Une approche ? Des approches

Au fil de ces deux ouvrages, les notions de représentation et de réception se trouvent déclinées sur un mode particulièrement riche. La première se voit définie comme l’image d’un groupe, mais aussi de façon plus abstraite comme celle du fonctionnement d’un pouvoir. Elle porte sur des aspects qui vont du contenu narratif à des aspects formels. Enfin, elle suscite des approches complexes : tous les auteurs qui y recourent ont éprouvé la nécessité de la situer en regard de séries culturelles que les films prolongent, parfois en les retravaillant largement. Si la littérature et le contexte sociopolitique sont les éléments auxquels les représentations cinématographiques sont le plus souvent rattachées, d’autres domaines servent aussi à les resituer au sein de l’imaginaire social, notamment les domaines religieux et philosophique. Empruntant alors aux démarches des sciences humaines, l’analyse des films s’appuie sur des concepts et des méthodes développées dans les domaines de la sociologie, de l’histoire, de l’anthropologie, de la géographie, de la philosophie, voire même de la théologie. La fécondité des analyses proposées tient à cet enrichissement qui complète des analyses textuelles précises. Grâce à un bricolage qui mélange des références provenant de tous les horizons, la science-fiction se situe au coeur d’un imaginaire social qui emprunte autant au Moyen Âge qu’au développement scientifique le plus récent.
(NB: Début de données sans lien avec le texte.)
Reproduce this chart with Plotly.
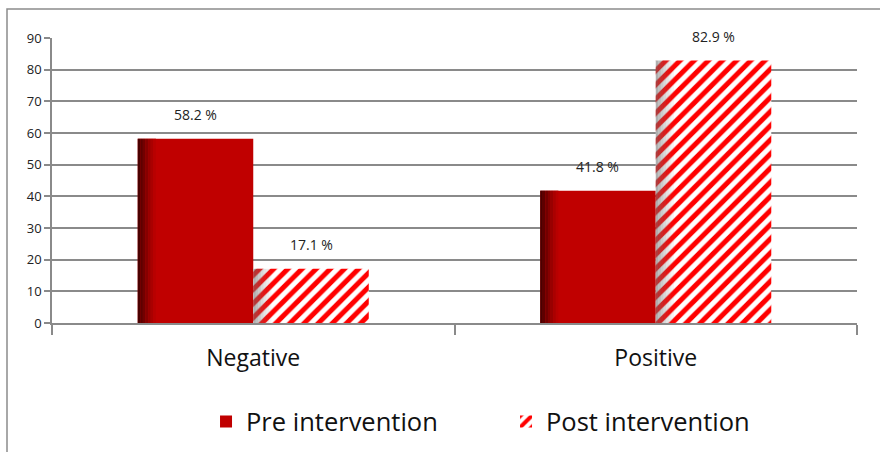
import plotly.graph_objects as go

# Share of results before and after the intervention (%)
categories = ["Negative", "Positive"]
pre_values = [58.2, 41.8]
post_values = [17.1, 82.9]
y_ticks = [0, 10, 20, 30, 40, 50, 60, 70, 80, 90]

FONT = "'Open Sans', Lato, sans-serif"
BAR_W = 0.287          # width of one bar, in category units
PX = 1 / 402.5         # one pixel, in category units
PRE_COLOR = "#c00000"

fig = go.Figure()

# Main bars
fig.add_trace(go.Bar(
    x=categories, y=pre_values, name="Pre intervention",
    offset=-BAR_W, width=BAR_W,
    marker=dict(color=PRE_COLOR, line=dict(width=0)),
))
fig.add_trace(go.Bar(
    x=categories, y=post_values, name="Post intervention",
    offset=0, width=BAR_W,
    marker=dict(color="#ffffff", line=dict(width=0),
                pattern=dict(shape="/", fgcolor="#ff0000", bgcolor="#ffffff",
                             fgopacity=1, fillmode="replace",
                             size=10, solidity=0.5)),
))

# Shaded left edge on the pre bars (dark red fading into the fill)
pre_shade = ["#4a0000", "#5e0000", "#720000", "#860000", "#990000", "#aa0000", "#b80000"]
step = 2.6 * PX
for i, c in enumerate(pre_shade):
    fig.add_trace(go.Bar(
        x=categories, y=pre_values, showlegend=False, hoverinfo="skip",
        offset=-BAR_W + i * step, width=step,
        marker=dict(color=c, line=dict(width=0)),
    ))

# Soft grey shadow on the left edge of the post bars
post_alpha = [0.55, 0.45, 0.36, 0.27, 0.19, 0.12, 0.06]
for i, a in enumerate(post_alpha):
    fig.add_trace(go.Bar(
        x=categories, y=post_values, showlegend=False, hoverinfo="skip",
        offset=i * step, width=step,
        marker=dict(color=f"rgba(110,110,110,{a})", line=dict(width=0)),
    ))

# Value labels above each bar
for cat, v in zip(categories, pre_values):
    fig.add_annotation(x=cat, y=v, text=f"{v:.1f} %", showarrow=False,
                       xshift=-BAR_W / PX / 2, yshift=24,
                       font=dict(family=FONT, size=14, color="#222222"))
for cat, v in zip(categories, post_values):
    fig.add_annotation(x=cat, y=v, text=f"{v:.1f} %", showarrow=False,
                       xshift=BAR_W / PX / 2, yshift=24,
                       font=dict(family=FONT, size=14, color="#222222"))

# Outer chart frame
fig.add_shape(type="rect", xref="paper", yref="paper",
              x0=-0.0559, x1=1.2, y0=-0.6, y1=1.1018,
              line=dict(color="#8c8c8c", width=1.5), fillcolor="rgba(0,0,0,0)",
              layer="below")

fig.update_layout(
    width=880, height=452,
    margin=dict(l=52, r=23, t=38, b=129, autoexpand=False),
    paper_bgcolor="#ffffff", plot_bgcolor="#ffffff",
    barmode="overlay",
    font=dict(family=FONT, color="#111111"),
    xaxis=dict(
        type="category", categoryorder="array", categoryarray=categories,
        range=[-0.5, 1.5], automargin=False,
        showline=True, linecolor="#8a8a8a", linewidth=1.5,
        ticks="outside", tickson="boundaries", ticklen=10,
        tickcolor="#8a8a8a", tickwidth=1.5,
        ticklabelstandoff=14,
        tickfont=dict(family=FONT, size=23, color="#111111"),
        showgrid=False, fixedrange=True,
    ),
    yaxis=dict(
        range=[0, 90], tickvals=y_ticks, automargin=False,
        showline=True, linecolor="#8a8a8a", linewidth=1.5,
        ticks="outside", ticklen=6, tickcolor="#8a8a8a", tickwidth=1.5,
        showgrid=True, gridcolor="#8a8a8a", gridwidth=1.5,
        zeroline=False,
        tickfont=dict(family=FONT, size=13, color="#222222"),
        fixedrange=True,
    ),
    legend=dict(
        orientation="h", x=0.564, xanchor="center", y=-0.347, yanchor="middle",
        font=dict(family=FONT, size=25.5, color="#111111"),
        bgcolor="rgba(0,0,0,0)", itemwidth=30, entrywidth=255,
    ),
    showlegend=True,
)

fig.write_html("out.html")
Corrélativement, la notion de réception oscille principalement entre deux acceptions. D’une part, c’est la réaction des critiques entendus comme accomplissant une tâche spécialisée subordonnée à toutes sortes de contraintes qui est analysée. D’autre part, c’est l’appropriation du film par des spectateurs concrets qui est mise en avant, sans pour autant omettre la part de flou qui accompagne la perception des films. La conception du spectateur prend ainsi une tournure fort différente de celle de décripteur passif auquel le film assigne une lecture déterminée, en lui laissant la possibilité de lectures plurielles, voire d’un regard distancié face à certaines productions actuelles, où le spectateur s’attendrait autant à une part de spectacle pur qu’à une facette lui permettant de ne pas simplement se projeter dans l’univers du film, mais aussi d’éprouver une distance ironique, voire parfois condescendante face au film. En jouant sur tous les tableaux, l’industrie du spectacle tend à s’attirer les faveurs de l’ensemble des spectateurs avec des films qui s’affichent explicitement comme ouverts à des interprétations multiples.